(Exercise) Retype only the lines from the one containing "Write a LaTeX" through the one containing "rectangle (1051, 524);", both included, word for word. Pictures stay out of the copy.

┌──

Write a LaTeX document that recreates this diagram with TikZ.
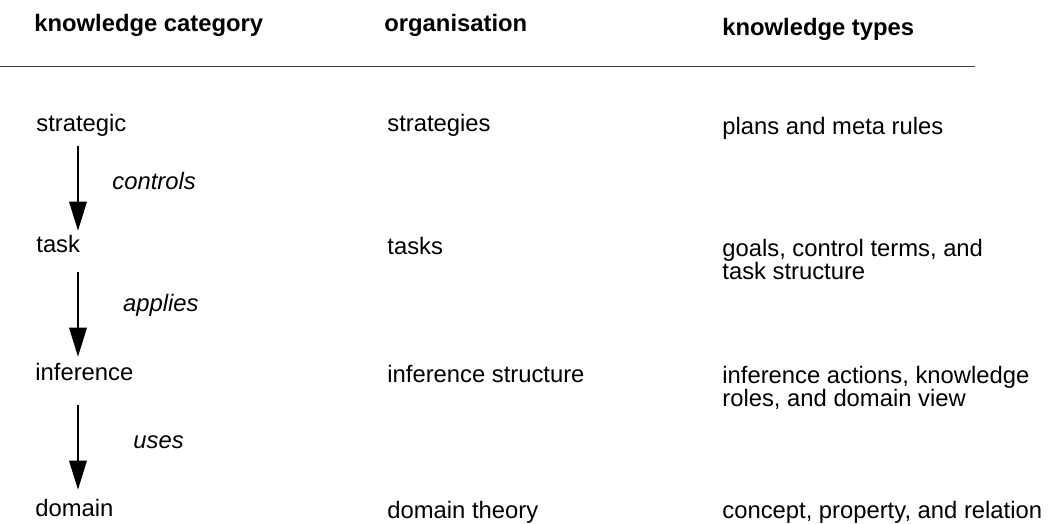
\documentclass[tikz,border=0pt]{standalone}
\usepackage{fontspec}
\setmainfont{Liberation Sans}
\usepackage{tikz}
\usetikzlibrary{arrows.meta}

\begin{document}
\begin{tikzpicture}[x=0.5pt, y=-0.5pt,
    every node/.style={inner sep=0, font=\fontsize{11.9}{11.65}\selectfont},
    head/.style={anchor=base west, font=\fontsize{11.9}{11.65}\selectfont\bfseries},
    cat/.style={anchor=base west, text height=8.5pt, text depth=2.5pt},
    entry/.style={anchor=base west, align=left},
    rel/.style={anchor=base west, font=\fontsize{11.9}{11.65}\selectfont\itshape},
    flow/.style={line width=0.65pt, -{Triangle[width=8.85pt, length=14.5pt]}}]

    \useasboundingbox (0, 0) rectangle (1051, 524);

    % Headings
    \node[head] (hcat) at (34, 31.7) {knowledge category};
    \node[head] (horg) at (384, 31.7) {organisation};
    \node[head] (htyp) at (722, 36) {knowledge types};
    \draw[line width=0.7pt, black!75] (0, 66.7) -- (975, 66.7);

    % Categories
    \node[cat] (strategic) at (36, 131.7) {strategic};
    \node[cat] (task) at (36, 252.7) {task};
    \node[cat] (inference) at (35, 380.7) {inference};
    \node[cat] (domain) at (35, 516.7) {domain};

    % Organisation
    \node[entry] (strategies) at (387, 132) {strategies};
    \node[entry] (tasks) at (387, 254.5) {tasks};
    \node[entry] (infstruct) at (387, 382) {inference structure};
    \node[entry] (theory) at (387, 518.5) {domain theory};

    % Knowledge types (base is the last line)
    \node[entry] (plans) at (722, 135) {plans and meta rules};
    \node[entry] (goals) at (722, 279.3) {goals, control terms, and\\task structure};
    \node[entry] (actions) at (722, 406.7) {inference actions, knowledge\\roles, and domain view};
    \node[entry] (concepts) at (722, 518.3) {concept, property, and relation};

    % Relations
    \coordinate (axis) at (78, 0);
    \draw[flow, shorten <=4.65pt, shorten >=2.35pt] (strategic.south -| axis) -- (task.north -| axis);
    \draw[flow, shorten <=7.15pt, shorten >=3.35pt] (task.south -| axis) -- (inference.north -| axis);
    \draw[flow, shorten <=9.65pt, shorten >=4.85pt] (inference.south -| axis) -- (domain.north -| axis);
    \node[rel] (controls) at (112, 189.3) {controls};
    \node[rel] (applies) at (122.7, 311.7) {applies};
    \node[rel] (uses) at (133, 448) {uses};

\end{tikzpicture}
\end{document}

└──
┌──

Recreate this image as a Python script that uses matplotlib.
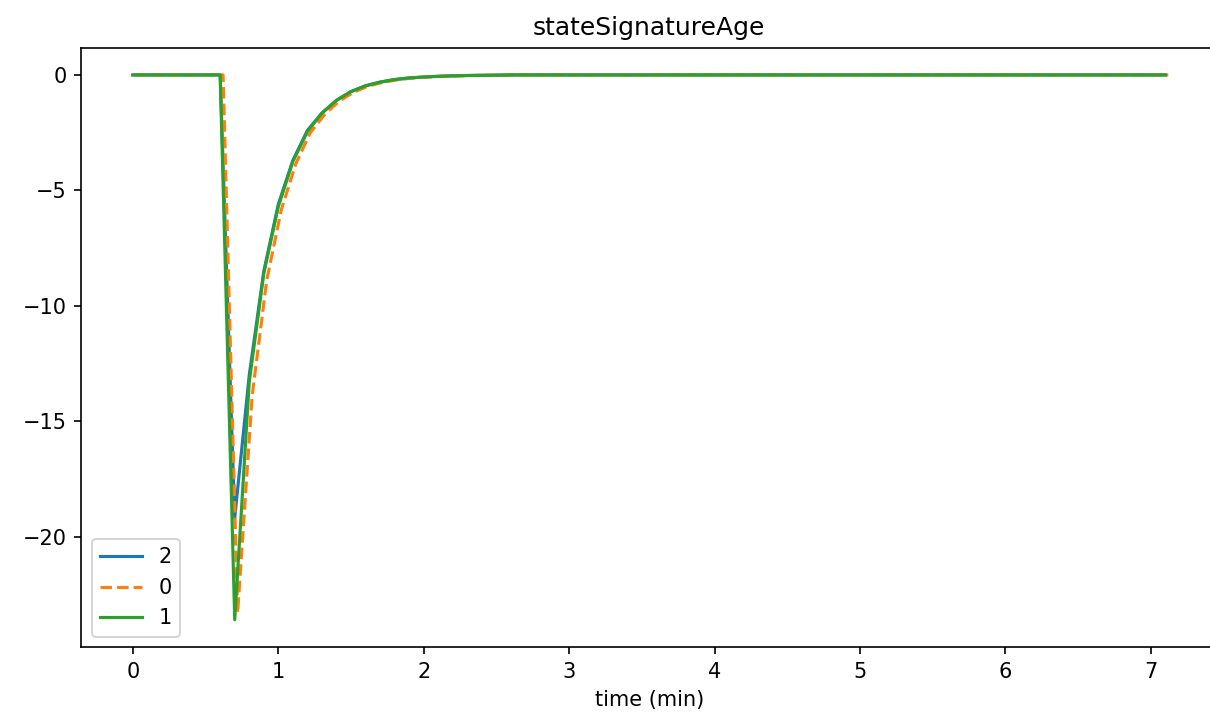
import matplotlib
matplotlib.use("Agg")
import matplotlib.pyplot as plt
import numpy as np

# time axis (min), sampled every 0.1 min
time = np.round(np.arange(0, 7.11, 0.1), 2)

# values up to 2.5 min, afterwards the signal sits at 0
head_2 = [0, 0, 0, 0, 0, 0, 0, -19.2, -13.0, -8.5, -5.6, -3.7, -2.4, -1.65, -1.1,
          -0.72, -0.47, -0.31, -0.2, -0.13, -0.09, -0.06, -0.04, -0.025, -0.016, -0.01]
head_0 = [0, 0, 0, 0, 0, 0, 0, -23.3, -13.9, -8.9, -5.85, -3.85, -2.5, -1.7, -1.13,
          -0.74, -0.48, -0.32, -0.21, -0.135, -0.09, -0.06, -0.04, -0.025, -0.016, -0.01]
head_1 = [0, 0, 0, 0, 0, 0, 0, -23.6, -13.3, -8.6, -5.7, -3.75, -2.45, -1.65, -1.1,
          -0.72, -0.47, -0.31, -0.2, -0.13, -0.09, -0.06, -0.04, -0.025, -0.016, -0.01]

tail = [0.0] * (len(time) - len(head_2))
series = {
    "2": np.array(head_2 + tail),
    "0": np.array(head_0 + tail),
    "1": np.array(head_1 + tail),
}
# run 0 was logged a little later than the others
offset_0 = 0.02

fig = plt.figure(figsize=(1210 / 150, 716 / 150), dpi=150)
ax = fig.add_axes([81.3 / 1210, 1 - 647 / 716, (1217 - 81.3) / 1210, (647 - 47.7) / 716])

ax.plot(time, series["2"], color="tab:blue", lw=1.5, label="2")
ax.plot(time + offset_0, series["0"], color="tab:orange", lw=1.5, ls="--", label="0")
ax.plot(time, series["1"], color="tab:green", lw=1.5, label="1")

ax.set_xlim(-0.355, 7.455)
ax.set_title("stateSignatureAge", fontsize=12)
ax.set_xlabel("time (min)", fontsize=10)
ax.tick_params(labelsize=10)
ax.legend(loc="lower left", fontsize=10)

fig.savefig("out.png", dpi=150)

└──

(Task output)
Write a LaTeX document that recreates this diagram with TikZ.
\documentclass[tikz,border=0pt]{standalone}
\usepackage{fontspec}
\setmainfont{Liberation Sans}
\usepackage{tikz}
\usetikzlibrary{arrows.meta}

\begin{document}
\begin{tikzpicture}[x=0.5pt, y=-0.5pt,
    every node/.style={inner sep=0, font=\fontsize{11.9}{11.65}\selectfont},
    head/.style={anchor=base west, font=\fontsize{11.9}{11.65}\selectfont\bfseries},
    cat/.style={anchor=base west, text height=8.5pt, text depth=2.5pt},
    entry/.style={anchor=base west, align=left},
    rel/.style={anchor=base west, font=\fontsize{11.9}{11.65}\selectfont\itshape},
    flow/.style={line width=0.65pt, -{Triangle[width=8.85pt, length=14.5pt]}}]

    \useasboundingbox (0, 0) rectangle (1051, 524);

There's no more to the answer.